A prominent university professor has quit after the health department pressured her university to stop her speaking out about the Medicare and PBS history of over 2.5 million Australians being re-identifiable online due to a government bungle, The Guardian reports.
In 2016, Vanessa Teague, a cryptographer from the University of Melbourne, and two of her colleagues reported on a dataset, published on an open government data website by the federal government, of 2.5m Australians’ Medicare and PBS payment history dating back to 1984 that had supposedly been de-identified so people were anonymous.
Teague and her colleagues reported that the dataset had several samples where people were able to be identified.
In the research, they came up with seven examples where they were able to determine who the data was about based on publicly available but relatively unique information about that person – such as their birthday, dates of birth of their children, and other personal information.
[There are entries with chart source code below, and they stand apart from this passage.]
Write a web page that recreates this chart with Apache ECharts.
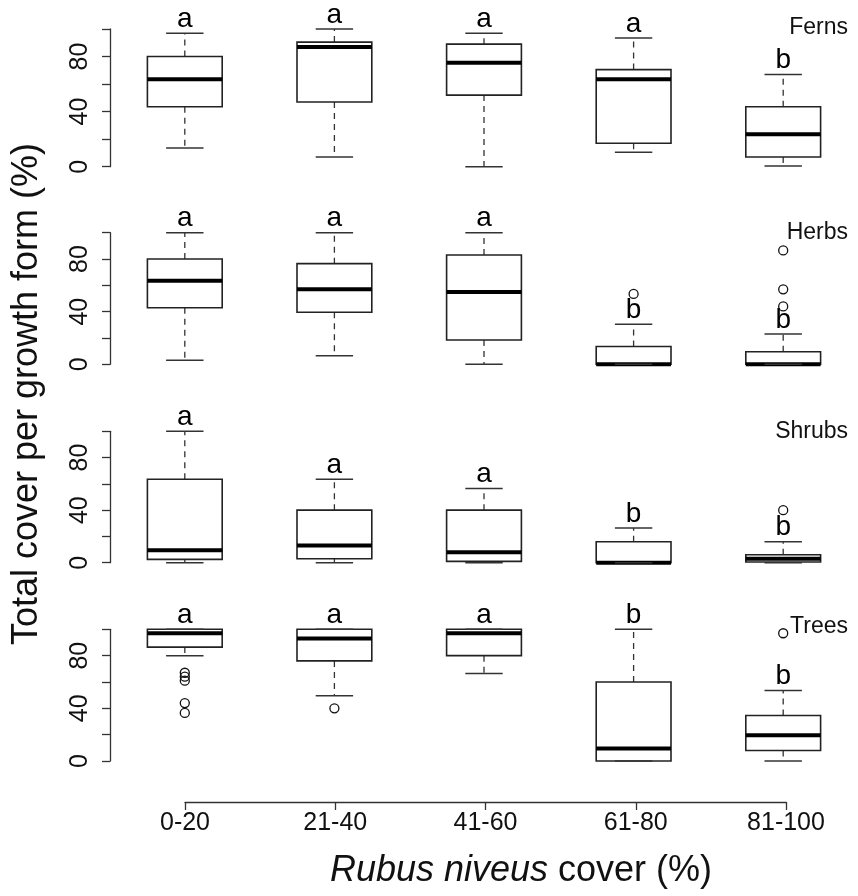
<!DOCTYPE html>
<html>
<head>
<meta charset="utf-8">
<script src="https://cdn.jsdelivr.net/npm/echarts@6/dist/echarts.min.js"></script>
<style>
  html, body { margin: 0; padding: 0; background: #fff; }
  #main { width: 858px; height: 896px; }
</style>
</head>
<body>
<div id="main"></div>
<script>
const categories = ['0-20', '21-40', '41-60', '61-80', '81-100'];
const panelNames = ['Ferns', 'Herbs', 'Shrubs', 'Trees'];
const yTicks = [0, 40, 80];

// box stats per class: [lower whisker, Q1, median, Q3, upper whisker]
const fernsBox = [[13.5, 43.5, 63.5, 80, 97], [7, 47, 87, 90.5, 100], [0, 52, 75.5, 89, 97], [10.5, 17, 63.5, 70.5, 93.5], [0.5, 7, 23.5, 43.5, 67]];
const herbsBox = [[3, 43, 63.5, 80, 100], [6.5, 39.5, 57, 76.5, 100], [0, 18.5, 55, 83, 100], [0, 0, 0, 13.5, 30.5], [0, 0, 0, 9.5, 23]];
const shrubsBox = [[0, 2.5, 9.5, 63.5, 100], [0, 3, 13, 40, 63.5], [0, 1, 8, 40, 56.5], [0, 0, 0, 16, 26.5], [0, 0.5, 3, 6, 16]];
const treesBox = [[80, 86.5, 97, 100, 100], [49.5, 76, 93, 100, 100], [66.5, 80, 97, 100, 100], [0, 0, 9.5, 60, 100], [0, 8, 19.5, 34.5, 53.5]];

// outliers: [class index, value]
const fernsOut = [];
const herbsOut = [[3, 53.5], [4, 86.5], [4, 57], [4, 44]];
const shrubsOut = [[4, 40]];
const treesOut = [[0, 67], [0, 64], [0, 61], [0, 44], [0, 36.5], [1, 40], [4, 97]];

// letters of significance groups
const fernsLetters = ['a', 'a', 'a', 'a', 'b'];
const herbsLetters = ['a', 'a', 'a', 'b', 'b'];
const shrubsLetters = ['a', 'a', 'a', 'b', 'b'];
const treesLetters = ['a', 'a', 'a', 'b', 'b'];

const boxes = [fernsBox, herbsBox, shrubsBox, treesBox];
const outs = [fernsOut, herbsOut, shrubsOut, treesOut];
const letters = [fernsLetters, herbsLetters, shrubsLetters, treesLetters];

// panel layout (pixels)
const panelTop = [29, 232.7, 431.3, 629.3];
const panelHeight = [137.7, 131.6, 131.4, 131.7];
const labelY = [28, 233, 432, 627];

const font = '"Liberation Sans", Arial, Helvetica, sans-serif';

function renderBox(params, api) {
  const i = api.value(0);
  const lo = api.coord([i, api.value(1)]);
  const q1 = api.coord([i, api.value(2)]);
  const md = api.coord([i, api.value(3)]);
  const q3 = api.coord([i, api.value(4)]);
  const hi = api.coord([i, api.value(5)]);
  const w = api.size([1, 0])[0] * 0.5;
  const cx = lo[0];
  const cap = w / 4;
  const dash = { stroke: '#333', lineWidth: 1.3, lineDash: [6, 5] };
  const solid = { stroke: '#333', lineWidth: 1.5 };
  return {
    type: 'group',
    children: [
      { type: 'line', shape: { x1: cx, y1: q3[1], x2: cx, y2: hi[1] }, style: dash },
      { type: 'line', shape: { x1: cx, y1: q1[1], x2: cx, y2: lo[1] }, style: dash },
      { type: 'rect', shape: { x: cx - w / 2, y: q3[1], width: w, height: q1[1] - q3[1] },
        style: { fill: '#fff', stroke: '#222', lineWidth: 1.6 } },
      { type: 'line', shape: { x1: cx - w / 2, y1: md[1], x2: cx + w / 2, y2: md[1] },
        style: { stroke: '#000', lineWidth: 4 } },
      { type: 'line', shape: { x1: cx - cap, y1: hi[1], x2: cx + cap, y2: hi[1] }, style: solid },
      { type: 'line', shape: { x1: cx - cap, y1: lo[1], x2: cx + cap, y2: lo[1] }, style: solid }
    ]
  };
}

const grids = [], xAxes = [], yAxes = [], series = [];

panelNames.forEach(function (name, p) {
  grids.push({ left: 110, width: 750, top: panelTop[p], height: panelHeight[p] });
  xAxes.push({ type: 'category', gridIndex: p, data: categories, show: false });
  yAxes.push({
    type: 'value', gridIndex: p, min: 0, max: 100, interval: 20,
    axisLine: { show: true, lineStyle: { color: '#333', width: 1.3 } },
    axisTick: { show: true, length: 8, lineStyle: { color: '#333', width: 1.3 } },
    splitLine: { show: false },
    axisLabel: {
      rotate: 90, margin: 17, fontSize: 25, color: '#111', fontFamily: font,
      formatter: function (v) { return yTicks.indexOf(v) >= 0 ? String(v) : ''; }
    }
  });
  series.push({
    type: 'custom', xAxisIndex: p, yAxisIndex: p,
    renderItem: renderBox,
    encode: { x: 0, y: [1, 2, 3, 4, 5] },
    data: boxes[p].map(function (b, i) { return [i].concat(b); }),
    clip: false
  });
  series.push({
    type: 'scatter', xAxisIndex: p, yAxisIndex: p,
    symbol: 'circle', symbolSize: 9,
    itemStyle: { color: 'rgba(0,0,0,0)', borderColor: '#111', borderWidth: 1.3, opacity: 1 },
    data: outs[p],
    clip: false, z: 5
  });
  series.push({
    type: 'scatter', xAxisIndex: p, yAxisIndex: p,
    symbolSize: 0,
    itemStyle: { opacity: 1 },
    data: boxes[p].map(function (b, i) { return [i, b[4], letters[p][i]]; }),
    label: {
      show: true, position: 'inside', offset: [0, -14],
      fontSize: 28, color: '#000', fontFamily: font,
      formatter: function (d) { return d.value[2]; }
    },
    clip: false, z: 6
  });
});

// shared bottom axis
grids.push({ left: 185, width: 601, top: 801, height: 1 });
xAxes.push({
  type: 'category', gridIndex: 4, data: categories, boundaryGap: false,
  axisLine: { show: true, lineStyle: { color: '#333', width: 1.3 } },
  axisTick: { show: true, length: 8, lineStyle: { color: '#333', width: 1.3 } },
  axisLabel: { fontSize: 25, color: '#111', margin: 9, fontFamily: font, interval: 0 }
});
yAxes.push({ type: 'value', gridIndex: 4, show: false });

const graphics = panelNames.map(function (name, p) {
  return {
    type: 'text', x: 848, y: labelY[p],
    style: { text: name, font: '23px ' + font, fill: '#111', textAlign: 'right', textVerticalAlign: 'middle' }
  };
});
graphics.push({
  type: 'text', x: 27, y: 394, rotation: Math.PI / 2,
  style: { text: 'Total cover per growth form (%)', font: '36px ' + font, fill: '#111', textAlign: 'center', textVerticalAlign: 'middle' }
});
graphics.push({
  type: 'text', x: 521, y: 871,
  style: {
    text: '{i|Rubus niveus} cover (%)',
    font: '36px ' + font, fill: '#111', textAlign: 'center', textVerticalAlign: 'middle',
    rich: { i: { fontStyle: 'italic', fontSize: 36, fontFamily: font, fill: '#111' } }
  }
});

let chart = echarts.init(document.getElementById('main'), null, { renderer: 'canvas' });
chart.setOption({
  animation: false,
  backgroundColor: '#fff',
  grid: grids,
  xAxis: xAxes,
  yAxis: yAxes,
  series: series,
  graphic: graphics
});
</script>
</body>
</html>
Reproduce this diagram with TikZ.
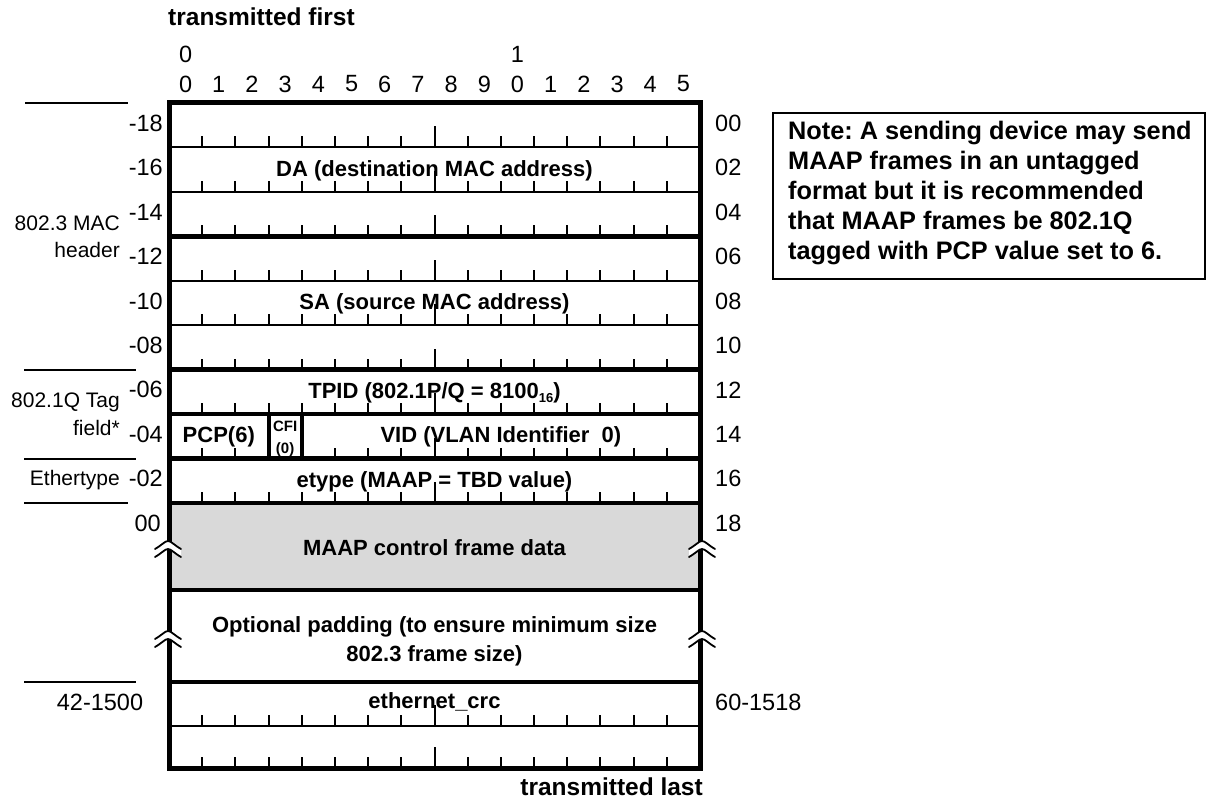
\documentclass[tikz,border=0pt]{standalone}
\usepackage{fontspec}
\setmainfont{Liberation Sans}
\definecolor{datagray}{HTML}{D9D9D9}
\frenchspacing
\begin{document}
\begin{tikzpicture}[x=1pt,y=-1pt,
  num/.style={font=\fontsize{23.5}{26}\selectfont, inner sep=0pt},
  sidelbl/.style={font=\fontsize{21}{26}\selectfont, inner sep=0pt, align=right, anchor=east},
  fld/.style={font=\bfseries\fontsize{22}{29}\selectfont, inner sep=0pt, align=center},
  head/.style={font=\bfseries\fontsize{24.5}{28}\selectfont, inner sep=0pt},
  smallfld/.style={font=\bfseries\fontsize{15}{16}\selectfont, inner sep=0pt},
  framebox/.style={line width=5pt},
  thicksep/.style={line width=4.5pt},
  thinsep/.style={line width=2pt},
  tickline/.style={line width=2pt},
  guide/.style={line width=1.8pt},
  brk/.pic={
    \fill[white] (-13,-1) .. controls (-6,-5) and (-3,-9) .. (0,-9) .. controls (3,-9) and (6,-5) .. (13,-1)
       -- (13,7) .. controls (6,3) and (3,-1) .. (0,-1) .. controls (-3,-1) and (-6,3) .. (-13,7) -- cycle;
    \draw[line width=1.8pt, line cap=round] (-13,-1) .. controls (-6,-5) and (-3,-9) .. (0,-9) .. controls (3,-9) and (6,-5) .. (13,-1);
    \draw[line width=1.8pt, line cap=round] (-13,7) .. controls (-6,3) and (-3,-1) .. (0,-1) .. controls (3,-1) and (6,3) .. (13,7);
  }
]
\useasboundingbox (0,0) rectangle (1207,799);
\def\L{169}\def\R{700}\def\b{33.1875}
% gray data area
\fill[datagray] (\L,503) rectangle (\R,590);
% separators
\foreach \yy in {147.4,191.9,280.8,325.2,726} \draw[thinsep] (\L,\yy) -- (\R,\yy);
\foreach \yy in {236.3,369.7,414.1,458.6,503,590,682} \draw[thicksep] (\L,\yy) -- (\R,\yy);
% PCP / CFI / VID dividers
\draw[line width=4pt] ({\L+3*\b},414.1) -- ({\L+3*\b},458.6);
\draw[line width=4pt] ({\L+4*\b},414.1) -- ({\L+4*\b},458.6);
% header
\node[head, anchor=west] (tfirst) at (168,17) {transmitted first};
\node[num] (hi0) at ({\L+0.5*\b},54) {0};
\node[num] (hi1) at ({\L+10.5*\b},54) {1};
\foreach \i in {0,...,15} {
  \pgfmathtruncatemacro{\d}{mod(\i,10)}
  \node[num] (bit\i) at ({\L+(\i+0.5)*\b},84) {\d};
}
% left offsets
\foreach \t/\yy [count=\k] in {-18/123.2,-16/167.6,-14/212.1,-12/256.5,-10/301,-08/345.4,-06/389.9,-04/434.3,-02/478.8} {
  \node[num, anchor=east] (lo\k) at (163,\yy) {\t};
}
\node[num, anchor=east] (lo10) at (161,523) {00};
% right offsets
\foreach \t/\yy [count=\k] in {00/123.2,02/167.6,04/212.1,06/256.5,08/301,10/345.4,12/389.9,14/434.3,16/478.8,18/523} {
  \node[num, anchor=west] (ro\k) at (715,\yy) {\t};
}
\node[num] (lo11) at (100,702) {42-1500};
\node[num, anchor=west] (ro11) at (715,702) {60-1518};
% side labels
\node[sidelbl] (mac1) at (120,223) {802.3 MAC};
\node[sidelbl] (mac2) at (120,250) {header};
\node[sidelbl] (tag1) at (120,402) {802.1Q Tag};
\node[sidelbl] (tag2) at (120,428) {field*};
\node[sidelbl] (eth) at (120,480) {Ethertype};
\coordinate (g1a) at (25,103);  \coordinate (g1b) at (128,103);
\coordinate (g2a) at (24,369.7); \coordinate (g2b) at (136,369.7);
\coordinate (g3a) at (24,458.6); \coordinate (g3b) at (136,458.6);
\coordinate (g4a) at (24,503);  \coordinate (g4b) at (128,503);
\coordinate (g5a) at (24,682);  \coordinate (g5b) at (136,682);
\foreach \n in {1,...,5} \draw[guide] (g\n a) -- (g\n b);
% field texts
\node[fld] (da) at (434.5,170.6) {DA (destination MAC address)};
\node[fld] (sa) at (434.5,304) {SA (source MAC address)};
\node[fld] (tpid) at (434.5,392.9) {TPID (802.1P/Q = 8100\raisebox{-0.35ex}{\fontsize{13}{13}\selectfont 16})};
\node[fld] (pcp) at ({\L+1.5*\b},437.3) {PCP(6)};
\node[smallfld] (cfi1) at ({\L+3.5*\b},426) {CFI};
\node[smallfld] (cfi2) at ({\L+3.5*\b},450) {(0)};
\node[fld] (vid) at (500.9,437.3) {VID (VLAN Identifier\ \ 0)};
\node[fld] (etype) at (434.5,481.8) {etype (MAAP = TBD value)};
\node[fld] (data) at (434.5,548) {MAAP control frame data};
\node[fld] (pad) at (434.5,641) {Optional padding (to ensure minimum size\\802.3 frame size)};
\node[fld] (crc) at (434.5,702) {ethernet\_crc};
\node[head, anchor=east] (tlast) at (703,787) {transmitted last};
% ticks
\foreach \yy in {147.4,191.9,236.3,280.8,325.2,369.7,414.1,503,726,768} {
  \foreach \i in {1,...,15} {
    \pgfmathsetmacro{\h}{ifthenelse(\i==8,21,11)}
    \draw[tickline] ({\L+\i*\b},\yy) -- ++(0,-\h);
  }
}
\foreach \i in {1,2,5,6,7,8,9,10,11,12,13,14,15} {
  \pgfmathsetmacro{\h}{ifthenelse(\i==8,21,11)}
  \draw[tickline] ({\L+\i*\b},458.6) -- ++(0,-\h);
}
% frame
\draw[framebox] (\L,103) rectangle (\R,768);
% breaks
\pic (brk1) at (168,550) {brk};
\pic (brk2) at (168,640) {brk};
\pic (brk3) at (702,550) {brk};
\pic (brk4) at (702,640) {brk};
% note
\node[draw, line width=2pt, minimum width=432pt, minimum height=166pt, inner sep=0pt] (notebox) at (989,196) {};
\node[font=\bfseries\fontsize{25.3}{30}\selectfont, align=left, anchor=west, inner sep=0pt]
  (note) at (788,193) {Note: A sending device may send\\MAAP frames in an untagged\\format but it is recommended\\that MAAP frames be 802.1Q\\tagged with PCP value set to 6.};
\end{tikzpicture}
\end{document}
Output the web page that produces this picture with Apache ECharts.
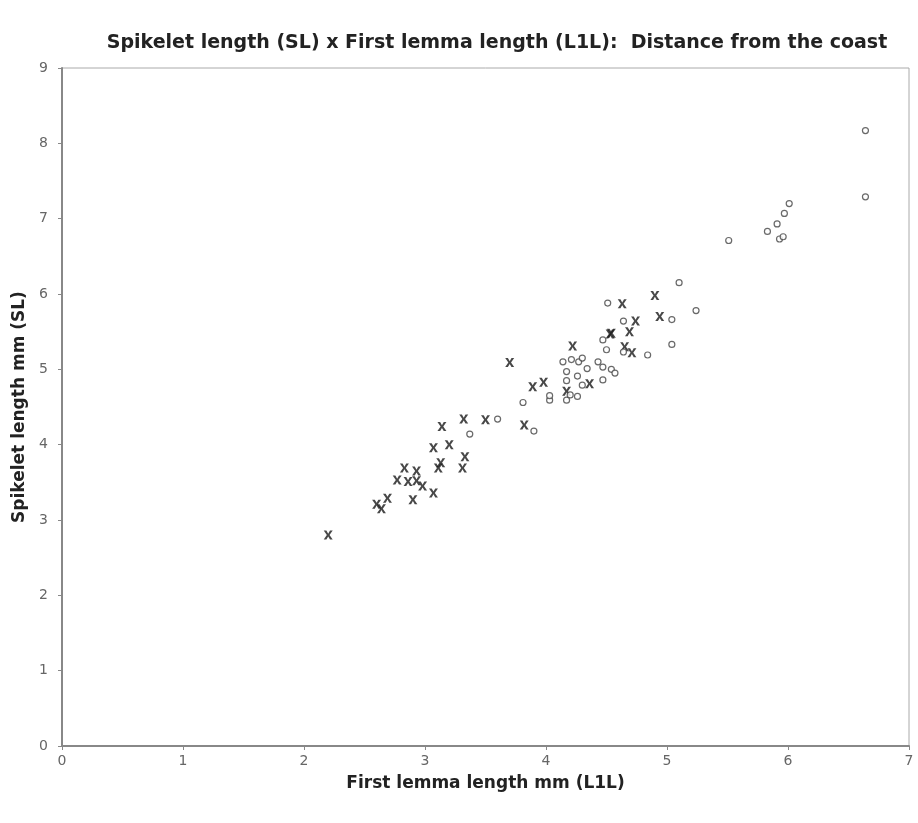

Once they had that, the researchers had a trove of their entire medical history, including medication purchases and tests conducted.
Teague informed the government about it and the data was removed, but it was downloaded around 1,500 times in the six weeks it was online. Additionally, the dataset is still found easily online and the government appears to have taken no steps to have it removed.
In September 2018, Teague went back to the department and alerted them to a TV journalist’s data she had found in the dataset, and asked the department to notify them, or she would inform that journalist in 30 days.
Teague also asked the department to inform all 2.5m Australians in the dataset that their personal information was potentially compromised.
Instead, the health department secretary, Glenys Beauchamp, wrote to University of Melbourne vice-chancellor Glyn Davis to complain about Teague’s demands and requested she cease her work on the dataset.